Saturday opinion.
Bob Herbert:
Wherever you choose to look — at the economy and jobs, the public schools, the budget deficits, the nonstop warfare overseas — you’ll see a country in sad shape. Standards of living are declining, and American parents increasingly believe that their children will inherit a very bad deal.
We’re in denial about the extent of the rot in the system, and the effort that would be required to turn things around. It will likely take many years, perhaps a decade or more, to get employment back to a level at which one could fairly say the economy is thriving.
WSJ:
Fewer new businesses are getting off the ground in the U.S., available data suggest, a development that could cloud the prospects for job growth and innovation.
n the early months of the economic recovery, start-ups of job-creating companies have failed to keep pace with closings, and even those concerns that do get launched are hiring less than in the past. The number of companies with at least one employee fell by 100,000, or 2%, in the year that ended March 31, the Labor Department reported Thursday.
That was the second worst performance in 18 years, the worst being the 3.4% drop in the previous year.

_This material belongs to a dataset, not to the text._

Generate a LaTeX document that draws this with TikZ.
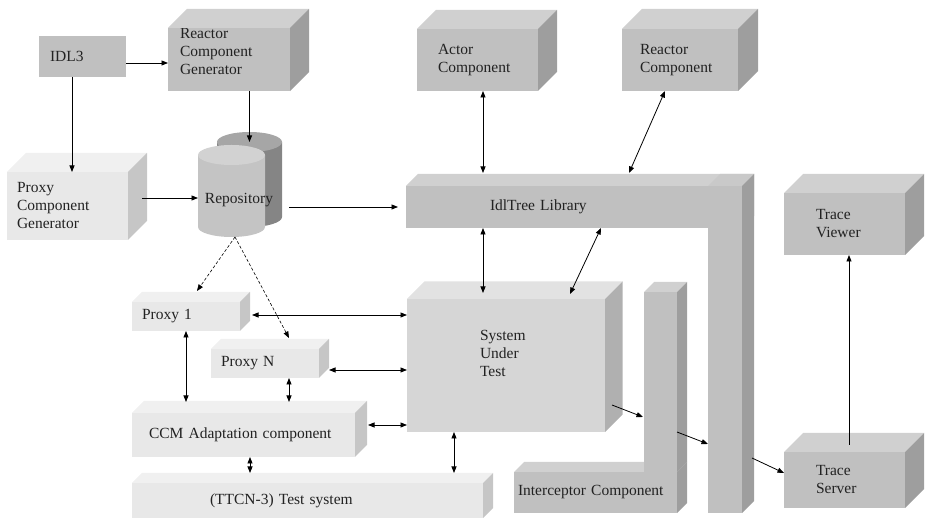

A different twist on a theme. It's all about jobs.
Gail Collins:
Zombies are in. This cannot possibly be a good sign. ...
What’s the attraction of zombies? They don’t really do anything but stagger around and eat raw flesh. The plot possibilities seem limited. Zombies come. Humans shoot them. More zombies come. Humans hit them over the head with shovels. Nobody ever runs into a particularly sensitive zombie who wants to make peace with the nonflesh-devouring public. ("On behalf of the United Nations Security Council today, I would like to welcome the zombie delegation to the ... aaauuurrgghchompchompchomp.")
Maybe that’s the whole point. Our horror movies are mirroring the world around us.
Don't forget zombie politics, like trickle-down, Reaganomics and other horrible ideas that haunt and threaten us but won't die.
Charles Blowon another zombie idea (whites as victims):
This whole hollow argument is further evidence that many whites are exhibiting the same culture of racial victimization that they decry.
The latest evidence of this comes in a poll released this week that was conducted by the nonprofit, nonpartisan Public Religion Research Institute and financed by the Ford Foundation. The poll found that 62 percent of whites who identified as Tea Party members, 56 percent of white Republicans, and even 53 percent of white independents said that today discrimination against whites has become as big a problem as discrimination against blacks and other minorities. Only 30 percent of white Democrats agreed with that statement.
It’s an extraordinary set of responses. And my question is the same one used by the right to defend the Tea Party against claims of racism: Where’s the proof? There’s a mound of scientific evidence a mile high that documents the broad, systematic and structural discrimination against minorities. Where’s the comparable mound of documentation for discrimination against whites? There isn’t one.
National Journal:
A new survey from the Pew Research Center suggests that Americans have a better understanding of Google’s smartphone operating system than they do the specifics of the Troubled Asset Relief Program.
Only 16 percent of respondents correctly stated that more than half of the loans made to banks under TARP have been paid back, while 25 percent of those surveyed could correctly identify Android as Google’s mobile operating system. Another 16 percent thought that none of the TARP money had been repaid.
This is but one indication from the survey that many Americans struggle with the specifics when it comes to policy and politics. It seems, that while the country has a basic understanding of what’s going on economically and politically, the details are elusive.
Mark Blumenthal:
[John] Sides and [John] Judis are absolutely right when they argue that outcomes and economic performance matter far more to true swing voters than the political process. But whether you agree or disagree on strategy, the most important take-away is that not all self-identified independents are created equal.
Remember that swing voter ≠ independent ≠ moderate.